Factor in the "Hidden" Deductions
Your yearly income isn't just reduced by taxes.
- Health Insurance Premiums: Often $50–$200 per week.
- 401(k) Contributions: Usually 3–10% of gross.
- Commuter Costs: Gas, tolls, or transit passes.
If you make $1,000 a week, but $200 goes to insurance and retirement, your yearly "spendable" income is $41,600, not $52,000.
Audit Your Classification
If you are converting a weekly rate for a new job, ask if the role is "Exempt" or "Non-Exempt." This single word changes your yearly potential by thousands of dollars depending on the workload.
Adjust for the 53rd Week
Check a calendar for the upcoming year. Look at your specific pay dates (Fridays are the most common). Count how many of those days fall in the calendar year. If you see 53, talk to your payroll department. Ask them how they handle the "leap week" regarding salary distribution so you aren't surprised by a slightly smaller check in January.

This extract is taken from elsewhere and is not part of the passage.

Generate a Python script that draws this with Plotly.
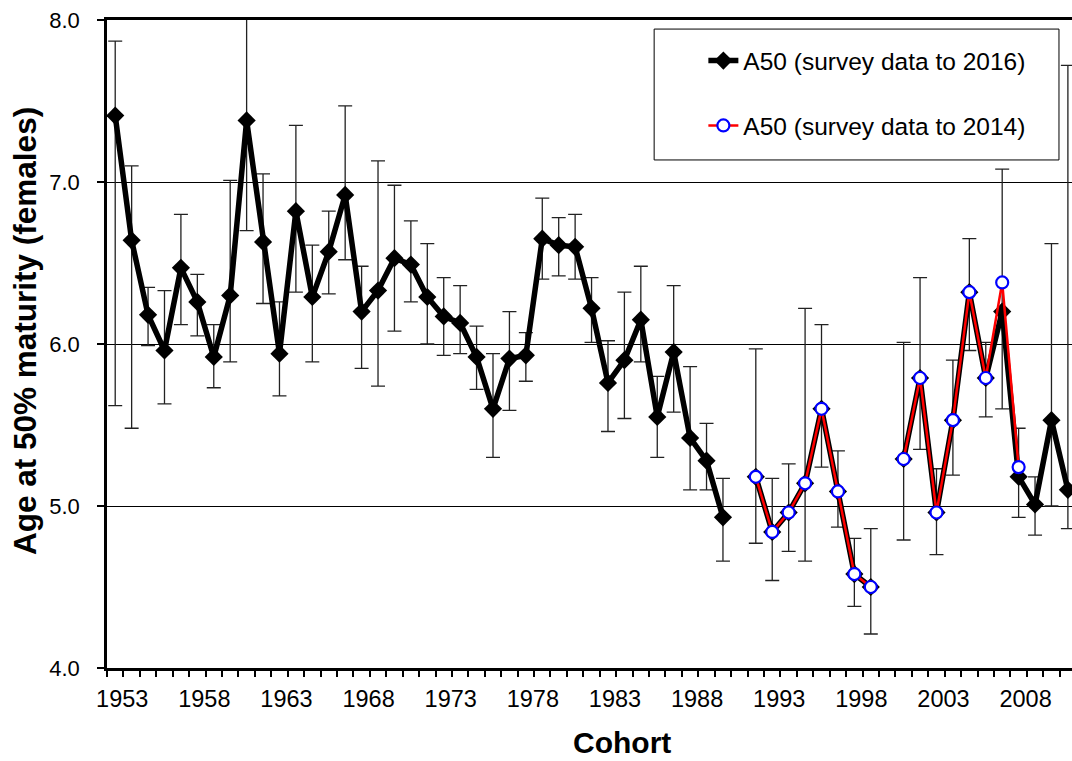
import numpy as np
import plotly.graph_objects as go

years = list(range(1953, 2012))

a50_2016 = [7.41, 6.64, 6.18, 5.96, 6.47, 6.26, 5.92, 6.30, 7.38, 6.63,
            5.94, 6.82, 6.29, 6.57, 6.92, 6.20, 6.33, 6.53, 6.49, 6.29,
            6.17, 6.13, 5.92, 5.60, 5.91, 5.93, 6.65, 6.61, 6.60, 6.22,
            5.76, 5.90, 6.15, 5.55, 5.95, 5.42, 5.28, 4.93, None, 5.18,
            4.84, 4.96, 5.14, 5.60, 5.09, 4.58, 4.50, None, 5.29, 5.79,
            4.96, 5.53, 6.32, 5.79, 6.20, 5.18, 5.01, 5.53, 5.10]

upper_2016 = [7.87, 7.10, 6.35, 6.33, 6.80, 6.43, 6.12, 7.01, 8.05, 7.05,
              6.26, 7.35, 6.61, 6.82, 7.47, 6.48, 7.13, 6.98, 6.76, 6.62,
              6.41, 6.36, 6.11, 5.94, 6.20, 6.07, 6.90, 6.78, 6.80, 6.41,
              6.02, 6.32, 6.48, 5.80, 6.36, 5.86, 5.51, 5.17, None, 5.97,
              5.17, 5.26, 6.22, 6.12, 5.34, 4.80, 4.86, None, 6.01, 6.41,
              5.23, 5.90, 6.65, 6.01, 7.08, 5.48, 5.18, 6.62, 7.72]

lower_2016 = [5.62, 5.48, 5.99, 5.63, 6.12, 6.05, 5.73, 5.89, 6.70, 6.25,
              5.68, 6.32, 5.89, 6.31, 6.52, 5.85, 5.74, 6.08, 6.26, 6.00,
              5.93, 5.94, 5.72, 5.30, 5.59, 5.77, 6.40, 6.42, 6.40, 6.01,
              5.46, 5.54, 5.89, 5.30, 5.58, 5.10, 5.10, 4.66, None, 4.77,
              4.54, 4.72, 4.66, 5.24, 4.87, 4.38, 4.21, None, 4.79, 5.35,
              4.70, 5.19, 5.96, 5.55, 5.60, 4.93, 4.82, 5.00, 4.86]

years_2014 = list(range(1992, 2009))
a50_2014 = [5.18, 4.84, 4.96, 5.14, 5.60, 5.09, 4.58, 4.50, None,
            5.29, 5.79, 4.96, 5.53, 6.32, 5.79, 6.38, 5.24]

label_years = list(range(1953, 2012, 5))
y_ticks = [4, 5, 6, 7, 8]

v = np.array([np.nan if x is None else x for x in a50_2016], dtype=float)
up = np.array([np.nan if x is None else x for x in upper_2016], dtype=float)
lo = np.array([np.nan if x is None else x for x in lower_2016], dtype=float)
err_plus = up - v
err_minus = v - lo

FONT = "Arial, Liberation Sans, sans-serif"

fig = go.Figure()
fig.add_trace(go.Scatter(
    x=years, y=a50_2016, mode="lines+markers", connectgaps=False,
    name="A50 (survey data to 2016)", legendgroup="g1",
    line=dict(color="black", width=5.5),
    marker=dict(symbol="diamond", size=14, color="black"),
    error_y=dict(type="data", symmetric=False, array=err_plus, arrayminus=err_minus,
                 color="#222222", thickness=1.3, width=7),
))
fig.add_trace(go.Scatter(
    x=years_2014, y=a50_2014, mode="lines+markers", connectgaps=False,
    name="A50 (survey data to 2014)", legendgroup="g2",
    line=dict(color="#ff0000", width=2.5),
    marker=dict(symbol="circle", size=12, color="white", line=dict(color="#0000ff", width=2.2)),
))

fig.update_layout(
    width=1072, height=761,
    margin=dict(l=107, r=0, t=20, b=93),
    paper_bgcolor="white", plot_bgcolor="white",
    font=dict(family=FONT, color="black"),
    showlegend=True,
    legend=dict(x=0.618, y=0.972, xanchor="left", yanchor="top",
                bgcolor="rgba(0,0,0,0)", borderwidth=0,
                font=dict(size=24.5, family=FONT, color="black"),
                tracegroupgap=30, traceorder="grouped"),
    shapes=[dict(type="rect", xref="paper", yref="paper",
                 x0=0.567, x1=0.9865, y0=0.784, y1=0.986,
                 line=dict(color="black", width=1), fillcolor="white", layer="below")],
    annotations=[
        dict(text="<b>Cohort</b>", xref="paper", yref="paper", x=0.534, y=-0.1142,
             xanchor="center", yanchor="middle", showarrow=False,
             font=dict(size=30, family=FONT, color="black")),
        dict(text="<b>Age at 50% maturity (females)</b>", xref="paper", yref="paper",
             x=-0.085, y=0.52, xanchor="center", yanchor="middle", textangle=-90,
             showarrow=False, font=dict(size=31.5, family=FONT, color="black")),
    ],
)

fig.update_xaxes(
    range=[1952.5, 2011.25],
    tickmode="array", tickvals=label_years, ticktext=[str(y) for y in label_years],
    ticks="outside", ticklen=0, tickfont=dict(size=23.5, family=FONT, color="black"),
    ticklabelshift=7, ticklabelstandoff=8,
    minor=dict(tickmode="linear", tick0=1952.5, dtick=1, ticks="outside",
               ticklen=6, tickwidth=1.5, tickcolor="black", showgrid=False),
    showline=True, linecolor="black", linewidth=2.5, mirror=True,
    showgrid=False, zeroline=False,
)
fig.update_yaxes(
    range=[4, 8], tickmode="array", tickvals=y_ticks, tickformat=".1f",
    ticks="outside", ticklen=7, tickwidth=1.5, tickcolor="black",
    tickfont=dict(size=22, family=FONT, color="black"), ticklabelstandoff=13,
    showline=True, linecolor="black", linewidth=2.5,
    showgrid=True, gridcolor="black", gridwidth=1.2, zeroline=False,
)

fig.write_html("out.html")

Look at Total Comp, Not Just Cash
A weekly check is just one part of the story. To get a true yearly "value" of your time, add the employer-paid portion of your health insurance, the value of your PTO (Paid Time Off), and any bonuses or profit-sharing into the mix. This is your "Total Compensation," and it’s usually 20-30% higher than your gross cash salary.
Stop thinking in terms of "weeks" when you buy big things and stop thinking in terms of "years" when you buy small things. Use the 52.14 multiplier for accuracy, the 2,000-hour rule for safety, and always, always calculate your net take-home before signing a new lease or an auto loan.